Méthode: une partition 32 bits sur un amd64 sans fioritures avec une configuration PII, je compile tout avec l'option -b.

ensuite rsync de /usr/portage sur les machines lentes et emerge -K. On peut exclure /usr/portage/distfiles si le disque est trop petit. Cela marche parfaitement mais portage, même sans compiler, est lent, il faut la journée pour une grosse mise à jour, par contre aucune intervention manuelle en général. Je n'utilise pas le montage en NFS, car lorsque portage emerge nfs ou portmap, il y a un problème.

Les installations minimales de départ avaient été faites avec les dvd de Linux+, en reprenant le noyau du dvd pour ne rien compiler en local.

Au final, c'est beaucoup plus stable que Kubuntu et franchement plus rapide, au boot comme au lancement des applications.

----------

## babos

Juste pour dire à MagicBanana que moi je n'y connaissais rien à Linux et j'ai commencé par une gentoo.

C'est par pour ça que je suis aujourd'hui dégouté du monde du logiciel libre, au contraire. Et je tourne toujours sous gentoo.

Avec une bonne knoppix en point d'appui, on identifie rapidement les différents paquets.

Je ne pense pas que Gentoo soit une distribution pour "l'élite" du monde linux. Et j'apprécie d'ailleurs son ouverture d'esprit.

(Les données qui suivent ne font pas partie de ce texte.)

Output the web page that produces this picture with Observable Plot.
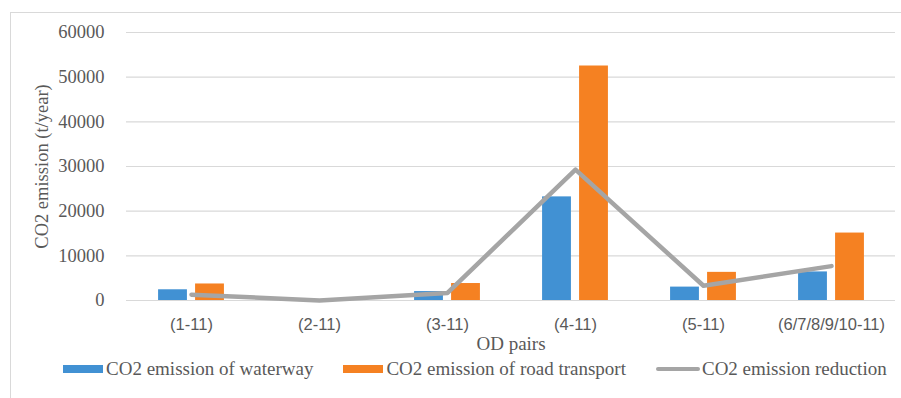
<!DOCTYPE html>
<html>
<head>
<meta charset="utf-8">
<script src="https://cdn.jsdelivr.net/npm/d3@7"></script>
<script src="https://cdn.jsdelivr.net/npm/@observablehq/plot@0.6"></script>
<style>
  html, body { margin: 0; padding: 0; background: #fff; }
  #chart { position: relative; width: 901px; height: 398px; overflow: hidden; }
  #frame { position: absolute; left: 10px; top: 12px; width: 1000px; height: 500px;
           border-left: 1px solid #d9d9d9; border-top: 1px solid #d9d9d9; }
  #plot { position: absolute; left: 0; top: 0; }
  #legend { position: absolute; left: 63px; top: 358px; display: flex; align-items: center;
            font-family: "Liberation Serif", "Times New Roman", serif; font-size: 19px; color: #595959; white-space: nowrap; }
  #legend .item { display: flex; align-items: center; margin-right: 30px; }
  #legend .sw { width: 40px; height: 8px; margin-right: 3px; }
  #legend .ln { width: 44px; height: 4px; margin-right: 2px; border-radius: 2px; }
</style>
</head>
<body>
<div id="chart">
  <div id="frame"></div>
  <div id="plot"></div>
  <div id="legend"></div>
</div>
<script>
// OD pairs and annual CO2 figures (t/year)
const categories = ["(1-11)", "(2-11)", "(3-11)", "(4-11)", "(5-11)", "(6/7/8/9/10-11)"];
const waterway  = [2400, 0, 2000, 23200, 3000, 6400];
const road      = [3700, 0, 3800, 52500, 6300, 15100];
const reduction = [1300, 0, 1700, 29300, 3300, 7700];
const yTicks = [0, 10000, 20000, 30000, 40000, 50000, 60000];

const seriesNames = ["CO2 emission of waterway", "CO2 emission of road transport", "CO2 emission reduction"];
const colors = ["#4191d3", "#f58122", "#a5a5a5"];

const SERIF = '"Liberation Serif", "Times New Roman", serif';
const SANS = '"Liberation Sans", Arial, sans-serif';

const W = 901, H = 355;
const mL = 126, mR = 6, mT = 32, mB = 55;
const band = (W - mL - mR) / categories.length;
const barW = 29, gap = 8;

const rows = categories.map((c, i) => ({cat: c, waterway: waterway[i], road: road[i], reduction: reduction[i]}));

const chart = Plot.plot({
  width: W,
  height: H,
  marginLeft: mL,
  marginRight: mR,
  marginTop: mT,
  marginBottom: mB,
  style: {background: "transparent", overflow: "visible", fontFamily: SERIF},
  x: {type: "band", domain: categories, padding: 0},
  y: {domain: [0, 60000]},
  marks: [
    Plot.gridY(yTicks, {stroke: "#d9d9d9", strokeOpacity: 1, strokeWidth: 1.2}),
    Plot.axisY(yTicks, {
      tickSize: 0, tickPadding: 22, tickFormat: d3.format("d"),
      color: "#595959", fontSize: 18.5,
      label: "CO2 emission (t/year)", labelAnchor: "center", labelArrow: "none", labelOffset: 92
    }),
    Plot.axisX({
      tickSize: 0, tickPadding: 18, color: "#595959", fontSize: 16.5,
      label: null
    }),
    Plot.axisX({
      ticks: [], tickSize: 0, color: "#595959", fontSize: 19,
      label: "OD pairs", labelAnchor: "center", labelArrow: "none", labelOffset: 49
    }),
    Plot.barY(rows, {
      x: "cat", y: "waterway", fill: colors[0],
      insetLeft: band / 2 - gap / 2 - barW, insetRight: band / 2 + gap / 2
    }),
    Plot.barY(rows, {
      x: "cat", y: "road", fill: colors[1],
      insetLeft: band / 2 + gap / 2, insetRight: band / 2 - gap / 2 - barW
    }),
    Plot.line(rows, {
      x: "cat", y: "reduction", stroke: colors[2], strokeWidth: 4.5,
      strokeLinejoin: "round", strokeLinecap: "round"
    })
  ]
});

// Category names use a sans-serif face; every other text stays serif
chart.querySelectorAll("g[aria-label]").forEach((g) => {
  if (/x-axis tick label/.test(g.getAttribute("aria-label"))) {
    g.setAttribute("font-family", SANS);
    g.style.fontFamily = SANS;
  }
});
document.getElementById("plot").appendChild(chart);

// Legend below the plot
const legend = document.getElementById("legend");
seriesNames.forEach((name, i) => {
  const item = document.createElement("div");
  item.className = "item";
  const sw = document.createElement("span");
  sw.className = i < 2 ? "sw" : "ln";
  sw.style.background = colors[i];
  const label = document.createElement("span");
  label.textContent = name;
  item.appendChild(sw);
  item.appendChild(label);
  legend.appendChild(item);
});
</script>
</body>
</html>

Il faut juste savoir qu'elle nécessite du temps en lecture et en compilation.

----------

## xaviermiller

Salut,

Ce que Magic Banana, moi et d'autres veulent dire ici, c'est que vouloir installer une Gentoo sur un PII via chroot sur une autre machine comme premier contact avec Gentoo n'est pas très "pédagogique" et est source de beaucoup de problèmes supplémentaires à une installation de base.

----------

## babos

oops, désolé pour la confusion, le referai plus, promis   :Embarassed: 

Du coup, je suis entièrement d'accord avec vous

----------